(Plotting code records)
--------------------
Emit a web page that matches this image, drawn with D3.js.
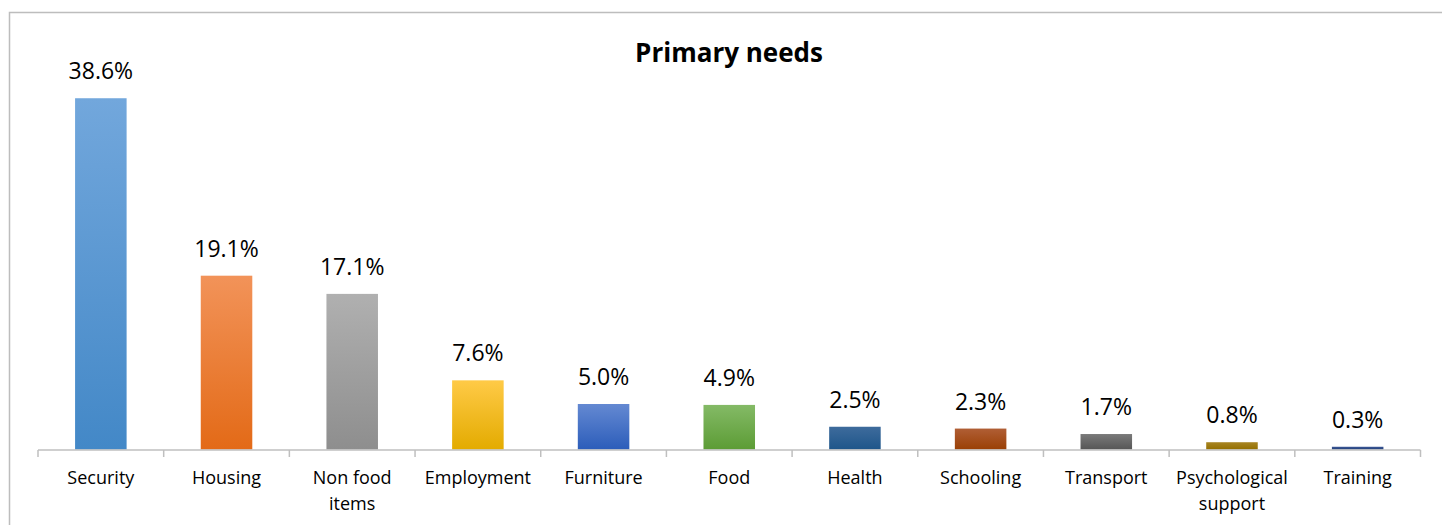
<!DOCTYPE html>
<html>
<head>
<meta charset="utf-8">
<script src="https://cdn.jsdelivr.net/npm/d3@7"></script>
<style>
  html, body { margin: 0; padding: 0; background: #fff; }
  svg { display: block; }
  text { font-family: "Open Sans", "Liberation Sans", sans-serif; fill: #000; }
</style>
</head>
<body>
<svg id="chart" width="1442" height="525"></svg>
<script>
// Share of respondents naming each item as their primary need (%)
const categories = ["Security", "Housing", "Non food items", "Employment", "Furniture",
  "Food", "Health", "Schooling", "Transport", "Psychological support", "Training"];
const values = [38.6, 19.1, 17.1, 7.6, 5.0, 4.9, 2.5, 2.3, 1.7, 0.8, 0.3];
// Wrapped axis labels
const tickLabels = [["Security"], ["Housing"], ["Non food", "items"], ["Employment"], ["Furniture"],
  ["Food"], ["Health"], ["Schooling"], ["Transport"], ["Psychological", "support"], ["Training"]];
// Bar fills: [top, bottom] of the vertical gradient
const barColors = [
  ["#72a7dc", "#4388c7"],
  ["#f29359", "#e36a17"],
  ["#b0b0b0", "#8e8e8e"],
  ["#ffca47", "#e3ab00"],
  ["#6489d2", "#2c5dba"],
  ["#84ba66", "#5c9c35"],
  ["#3e6b9c", "#1e568a"],
  ["#b05e35", "#9a4005"],
  ["#7a7a7a", "#565656"],
  ["#a88523", "#946f00"],
  ["#3c5897", "#223f78"]
];

const svg = d3.select("#chart");

// Chart frame
svg.append("rect")
  .attr("x", 9.5).attr("y", 12.5)
  .attr("width", 1460).attr("height", 540)
  .attr("fill", "none").attr("stroke", "#bdbdbd").attr("stroke-width", 1.5);

svg.append("text")
  .attr("x", 729).attr("y", 62)
  .attr("text-anchor", "middle")
  .style("font-size", "26px").style("font-weight", "bold")
  .text("Primary needs");

const x = d3.scaleBand().domain(categories).range([38, 1420.5]).paddingInner(0.59).paddingOuter(0.295);
const y = d3.scaleLinear().domain([0, 40]).range([449.5, 85.5]);

const defs = svg.append("defs");
barColors.forEach((c, i) => {
  const g = defs.append("linearGradient").attr("id", "g" + i)
    .attr("x1", 0).attr("y1", 0).attr("x2", 0).attr("y2", 1);
  g.append("stop").attr("offset", "0%").attr("stop-color", c[0]);
  g.append("stop").attr("offset", "100%").attr("stop-color", c[1]);
});

svg.append("g").selectAll("rect")
  .data(values)
  .join("rect")
  .attr("x", (d, i) => x(categories[i]))
  .attr("y", d => y(d))
  .attr("width", x.bandwidth())
  .attr("height", d => y(0) - y(d))
  .attr("fill", (d, i) => `url(#g${i})`);

// Value labels
svg.append("g").selectAll("text")
  .data(values)
  .join("text")
  .attr("x", (d, i) => x(categories[i]) + x.bandwidth() / 2)
  .attr("y", d => y(d) - 19)
  .attr("text-anchor", "middle")
  .style("font-size", "23px")
  .text(d => d.toFixed(1) + "%");

// Category axis with ticks between bands
const axisG = svg.append("g");
const edges = d3.range(categories.length + 1).map(i => 38 + i * (1420.5 - 38) / categories.length);
axisG.append("line")
  .attr("x1", 38).attr("x2", 1420.5)
  .attr("y1", 450).attr("y2", 450)
  .attr("stroke", "#bfbfbf").attr("stroke-width", 1.5);
axisG.selectAll("line.tick")
  .data(edges)
  .join("line")
  .attr("class", "tick")
  .attr("x1", d => d).attr("x2", d => d)
  .attr("y1", 450).attr("y2", 457)
  .attr("stroke", "#bfbfbf").attr("stroke-width", 1.5);

const labels = axisG.selectAll("text")
  .data(categories)
  .join("text")
  .attr("x", d => x(d) + x.bandwidth() / 2)
  .attr("y", 484)
  .attr("text-anchor", "middle")
  .style("font-size", "18px");
labels.each(function(d, i) {
  const t = d3.select(this);
  tickLabels[i].forEach((line, j) => {
    t.append("tspan")
      .attr("x", x(d) + x.bandwidth() / 2)
      .attr("dy", j === 0 ? 0 : 26)
      .text(line);
  });
});
</script>
</body>
</html>
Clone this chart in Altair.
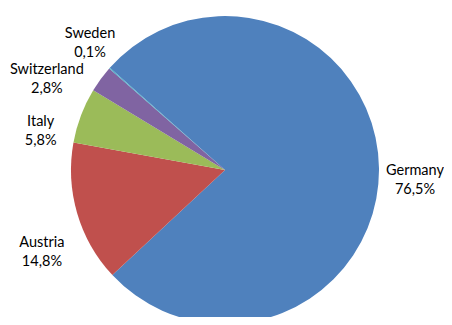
import altair as alt
import pandas as pd
import math

countries = ["Germany", "Austria", "Italy", "Switzerland", "Sweden"]
shares = [76.5, 14.8, 5.8, 2.8, 0.1]
labels = ["76,5%", "14,8%", "5,8%", "2,8%", "0,1%"]
colors = ["#4F81BD", "#C0504D", "#9BBB59", "#8064A2", "#4BACC6"]

# label layout nudges (pixels) applied after radial placement
nudge_x = [-6, 5, -1, -20, 12]
nudge_y = [3, 18, 21, 16, -6]

df = pd.DataFrame({
    "country": countries,
    "share": shares,
    "pct": labels,
    "order": list(range(len(countries))),
    "nx": nudge_x,
    "ny": nudge_y,
})
df["label"] = df["country"] + "\n" + df["pct"]

CX, CY, R, LR = 217, 162, 154, 196
start = math.radians(-48.4)
theta_scale = alt.Scale(range=[start, start + 2 * math.pi])

pie = alt.Chart(df).mark_arc(stroke=None).encode(
    theta=alt.Theta("share:Q", stack=True, scale=theta_scale),
    order=alt.Order("order:Q"),
    color=alt.Color("country:N", scale=alt.Scale(domain=countries, range=colors), legend=None),
    x=alt.value(CX),
    y=alt.value(CY),
    radius=alt.value(R),
)

text = alt.Chart(df).transform_window(
    cum="sum(share)", sort=[alt.SortField("order")], frame=[None, 0]
).transform_joinaggregate(
    total="sum(share)"
).transform_calculate(
    mid=f"(datum.cum - datum.share / 2) / datum.total * 2 * PI + ({start})"
).transform_calculate(
    lx=f"{CX} + {LR} * sin(datum.mid) + datum.nx",
    ly=f"{CY} - {LR} * cos(datum.mid) + datum.ny",
).mark_text(
    font="Lato", fontSize=14.5, lineBreak="\n", align="center", baseline="middle",
    color="#000000", lineHeight=19,
).encode(
    x=alt.X("lx:Q", scale=None),
    y=alt.Y("ly:Q", scale=None),
    text="label:N",
)

chart = (pie + text).properties(
    width=436, height=309, padding=0,
    autosize=alt.AutoSizeParams(type="none"),
).configure_view(stroke=None)

chart.save("out.html", embed_options={"renderer": "svg", "actions": False})
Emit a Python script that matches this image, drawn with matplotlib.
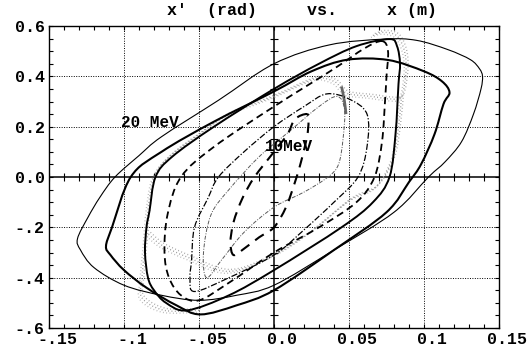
import numpy as np
import matplotlib.pyplot as plt
import matplotlib.patheffects as pe
from matplotlib.path import Path
from matplotlib.patches import PathPatch
from matplotlib.transforms import ScaledTranslation

# ---- data: traced curves (x in m, x' in rad) ----
# outer curve (thin solid)
c1_x = [-0.131, -0.124, -0.116, -0.106, -0.090, -0.075, -0.037, 0.0, 0.037, 0.074, 0.095, 0.116,
        0.131, 0.137, 0.139, 0.138, 0.133, 0.125, 0.114, 0.103, 0.080, 0.040, 0.0, -0.025,
        -0.050, -0.075, -0.100, -0.120, -0.129, -0.131]
c1_y = [-0.245, -0.16, -0.08, 0.0, 0.085, 0.16, 0.305, 0.45, 0.525, 0.548, 0.543, 0.506,
        0.466, 0.43, 0.40, 0.35, 0.25, 0.14, 0.06, 0.0, -0.14, -0.29, -0.43, -0.47,
        -0.49, -0.47, -0.43, -0.36, -0.29, -0.245]

# thick solid, right tip at 0.117
c2_x = [-0.112, -0.108, -0.0955, -0.075, -0.040, 0.0, 0.025, 0.049, 0.076, 0.100, 0.112, 0.117,
        0.113, 0.107, 0.098, 0.090, 0.075, 0.040, 0.0, -0.025, -0.049, -0.065, -0.085, -0.100,
        -0.109, -0.112]
c2_y = [-0.275, -0.20, 0.0, 0.10, 0.22, 0.34, 0.42, 0.466, 0.465, 0.42, 0.38, 0.336,
        0.29, 0.17, 0.05, -0.02, -0.14, -0.29, -0.45, -0.51, -0.546, -0.51, -0.44, -0.37,
        -0.31, -0.275]

# thick solid with steep sides
c3_x = [0.077, 0.082, 0.084, 0.083, 0.081, 0.077, 0.066, 0.045, 0.0, -0.030, -0.058, -0.072,
        -0.080, -0.084, -0.086, -0.085, -0.083, -0.079, -0.068, -0.040, 0.0, 0.030, 0.055, 0.077]
c3_y = [0.548, 0.52, 0.45, 0.37, 0.17, 0.0, -0.10, -0.20, -0.37, -0.47, -0.53, -0.50,
        -0.45, -0.40, -0.30, -0.20, -0.135, 0.0, 0.08, 0.20, 0.35, 0.45, 0.52, 0.548]

# thick dashed
c4_x = [0.072, 0.076, 0.075, 0.074, 0.072, 0.067, 0.055, 0.030, 0.0, -0.030, -0.050, -0.062,
        -0.070, -0.073, -0.071, -0.062, -0.040, 0.0, 0.040, 0.060, 0.072]
c4_y = [0.54, 0.50, 0.40, 0.30, 0.14, 0.0, -0.10, -0.20, -0.30, -0.42, -0.49, -0.47,
        -0.40, -0.30, -0.15, 0.0, 0.12, 0.28, 0.43, 0.51, 0.54]

# inner dash-dot curves
c5_x = [-0.053, -0.056, -0.055, -0.053, -0.044, -0.037, -0.020, 0.0, 0.020, 0.035, 0.050, 0.062,
        0.062, 0.056, 0.040, 0.020, 0.0, -0.030, -0.053]
c5_y = [-0.455, -0.40, -0.335, -0.20, -0.084, 0.0, 0.10, 0.20, 0.28, 0.33, 0.31, 0.25,
        0.12, 0.0, -0.10, -0.21, -0.31, -0.40, -0.455]
c5b_x = [-0.045, -0.047, -0.042, -0.030, -0.010, 0.010, 0.030, 0.042, 0.047, 0.046, 0.043, 0.036,
         0.020, 0.0, -0.020, -0.035, -0.045]
c5b_y = [-0.40, -0.30, -0.15, -0.05, 0.08, 0.18, 0.28, 0.32, 0.27, 0.15, 0.05, 0.0,
         -0.06, -0.12, -0.22, -0.33, -0.40]

# 10 MeV (innermost dashed)
c6_x = [0.022, 0.014, 0.009, 0.0, -0.013, -0.021, -0.027, -0.029, -0.027, -0.020, -0.010, 0.0,
        0.008, 0.014, 0.018, 0.022, 0.023, 0.022]
c6_y = [0.25, 0.23, 0.17, 0.10, 0.0, -0.084, -0.18, -0.26, -0.31, -0.285, -0.24, -0.20,
        -0.12, -0.02, 0.06, 0.16, 0.22, 0.25]

# gray particle band
g1_x = [-0.050, -0.073, -0.088, -0.088, -0.086, -0.084, -0.080, -0.070, -0.050, -0.030, 0.0, 0.027,
        0.040, 0.045, 0.050, 0.065, 0.078, 0.085, 0.088, 0.087, 0.082, 0.073, 0.065]
g1_y = [-0.53, -0.53, -0.48, -0.40, -0.27, -0.13, 0.0, 0.08, 0.17, 0.25, 0.32, 0.39,
        0.38, 0.35, 0.33, 0.32, 0.31, 0.32, 0.42, 0.50, 0.56, 0.575, 0.56]
g2_x = [0.085, 0.083, 0.079, 0.068, 0.051, 0.024, 0.0, -0.030, -0.057, -0.075, -0.085]
g2_y = [0.32, 0.20, 0.07, -0.04, -0.09, -0.22, -0.31, -0.375, -0.32, -0.27, -0.22]
g3_x = [0.045, 0.047, 0.048]
g3_y = [0.36, 0.30, 0.25]

x_ticks = [-0.15, -0.1, -0.05, 0.0, 0.05, 0.1, 0.15]
x_labels = ['-.15', '-.1', '-.05', '0.0', '0.05', '0.1', '0.15']
y_ticks = [-0.6, -0.4, -0.2, 0.0, 0.2, 0.4, 0.6]
y_labels = ['-.6', '-.4', '-.2', '0.0', '0.2', '0.4', '0.6']

mono = 'Liberation Mono'


def smooth_path(xs, ys, closed=True):
    # Catmull-Rom style cubic Bezier through the traced points
    pts = np.column_stack([xs, ys]).astype(float)
    if closed:
        pts = pts[:-1]
    n = len(pts)
    verts = [pts[0]]
    codes = [Path.MOVETO]
    last = n if closed else n - 1
    for i in range(last):
        if closed:
            p0, p1, p2, p3 = pts[i - 1], pts[i], pts[(i + 1) % n], pts[(i + 2) % n]
        else:
            p0 = pts[max(i - 1, 0)]
            p1 = pts[i]
            p2 = pts[i + 1]
            p3 = pts[min(i + 2, n - 1)]
        verts += [p1 + (p2 - p0) / 6, p2 - (p3 - p1) / 6, p2]
        codes += [Path.CURVE4] * 3
    return Path(verts, codes)


def curve(ax, xs, ys, closed=True, **kw):
    patch = PathPatch(smooth_path(xs, ys, closed), fill=False, **kw)
    ax.add_patch(patch)
    return patch


fig = plt.figure(figsize=(5.29, 3.48), dpi=100)
ax = fig.add_axes([49 / 529, 20 / 348, 450 / 529, 302 / 348])
ax.set_xlim(-0.15, 0.15)
ax.set_ylim(-0.6, 0.6)

# grid
for gx in [-0.1, -0.05, 0.05, 0.1]:
    ax.axvline(gx, color='k', lw=0.7, ls=(0, (1, 1.5)), zorder=1)
for gy in [-0.4, -0.2, 0.2, 0.4]:
    ax.axhline(gy, color='k', lw=0.7, ls=(0, (1, 1.5)), zorder=1)

# crosshair axes with ticks
ax.axhline(0, color='k', lw=1.1, zorder=2)
ax.axvline(0, color='k', lw=1.1, zorder=2)
xm = np.arange(-0.15, 0.1501, 0.01)
ym = np.arange(-0.6, 0.601, 0.05)
ax.plot(xm, np.zeros_like(xm), ls='none', marker='|', ms=6, mew=0.8, color='k', zorder=2)
ax.plot(np.zeros_like(ym), ym, ls='none', marker='_', ms=6, mew=0.8, color='k', zorder=2)

# gray band (speckled)
band = [pe.SimpleLineShadow(offset=(1.4, 1.4), shadow_color='0.62', alpha=1.0),
        pe.SimpleLineShadow(offset=(-1.4, -1.4), shadow_color='0.7', alpha=1.0),
        pe.Normal()]
for gx_, gy_ in [(g1_x, g1_y), (g2_x, g2_y)]:
    curve(ax, gx_, gy_, closed=False, edgecolor='0.55', lw=1.0, ls=(0, (0.6, 1.8)),
          zorder=3, path_effects=band)
curve(ax, g3_x, g3_y, closed=False, edgecolor='0.4', lw=2.0, zorder=3)

# curves
curve(ax, c1_x, c1_y, edgecolor='k', lw=0.8, zorder=4)
curve(ax, c2_x, c2_y, edgecolor='k', lw=1.5, zorder=4)
curve(ax, c3_x, c3_y, edgecolor='k', lw=1.4, zorder=4)
curve(ax, c4_x, c4_y, edgecolor='k', lw=1.3, ls=(0, (4, 2.5)), zorder=4)
curve(ax, c5_x, c5_y, edgecolor='k', lw=0.9, ls=(0, (5, 1.5, 1, 1.5)), zorder=4)
curve(ax, c5b_x, c5b_y, edgecolor='0.35', lw=0.7, ls=(0, (4, 1.5, 1, 1.5)), zorder=4)
curve(ax, c6_x, c6_y, edgecolor='k', lw=1.5, ls=(0, (5, 3.5)), zorder=4)

# labels
ax.text(-0.083, 0.215, '20 MeV', family=mono, weight='bold', fontsize=11.5,
        ha='center', va='center', zorder=5)
ax.text(-0.006, 0.123, '10MeV', family=mono, weight='bold', fontsize=11.5,
        ha='left', va='center', zorder=5)

# ticks
ax.set_xticks(x_ticks)
ax.set_xticklabels(x_labels, family=mono, weight='bold', fontsize=12)
ax.set_yticks(y_ticks)
ax.set_yticklabels(y_labels, family=mono, weight='bold', fontsize=12)
ax.set_xticks(xm, minor=True)
ax.set_yticks(ym, minor=True)
ax.tick_params(which='both', direction='in', top=True, right=True, length=3, width=0.8)
ax.tick_params(axis='x', pad=3)
ax.tick_params(axis='y', pad=3)
shift = ScaledTranslation(8 / 100, 0, fig.dpi_scale_trans)
for lab in ax.get_xticklabels():
    lab.set_transform(lab.get_transform() + shift)
for sp in ax.spines.values():
    sp.set_linewidth(1.0)

fig.text(302 / 529, 1 - 10 / 348, 'x\u2032  (rad)     vs.     x (m)', family=mono, weight='bold',
         fontsize=12, ha='center', va='center')

fig.savefig('out.png', dpi=100)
--------------------
• _What is needed_
Give the lines above again exactly, from the one containing "Clone this chart in Altair." to the one containing "theta_scale = alt.Scale(range=[start, start", both included, but leave out the pictures.

• _Solution to the problem_
Clone this chart in Altair.
import altair as alt
import pandas as pd
import math

countries = ["Germany", "Austria", "Italy", "Switzerland", "Sweden"]
shares = [76.5, 14.8, 5.8, 2.8, 0.1]
labels = ["76,5%", "14,8%", "5,8%", "2,8%", "0,1%"]
colors = ["#4F81BD", "#C0504D", "#9BBB59", "#8064A2", "#4BACC6"]

# label layout nudges (pixels) applied after radial placement
nudge_x = [-6, 5, -1, -20, 12]
nudge_y = [3, 18, 21, 16, -6]

df = pd.DataFrame({
    "country": countries,
    "share": shares,
    "pct": labels,
    "order": list(range(len(countries))),
    "nx": nudge_x,
    "ny": nudge_y,
})
df["label"] = df["country"] + "\n" + df["pct"]

CX, CY, R, LR = 217, 162, 154, 196
start = math.radians(-48.4)
theta_scale = alt.Scale(range=[start, start + 2 * math.pi])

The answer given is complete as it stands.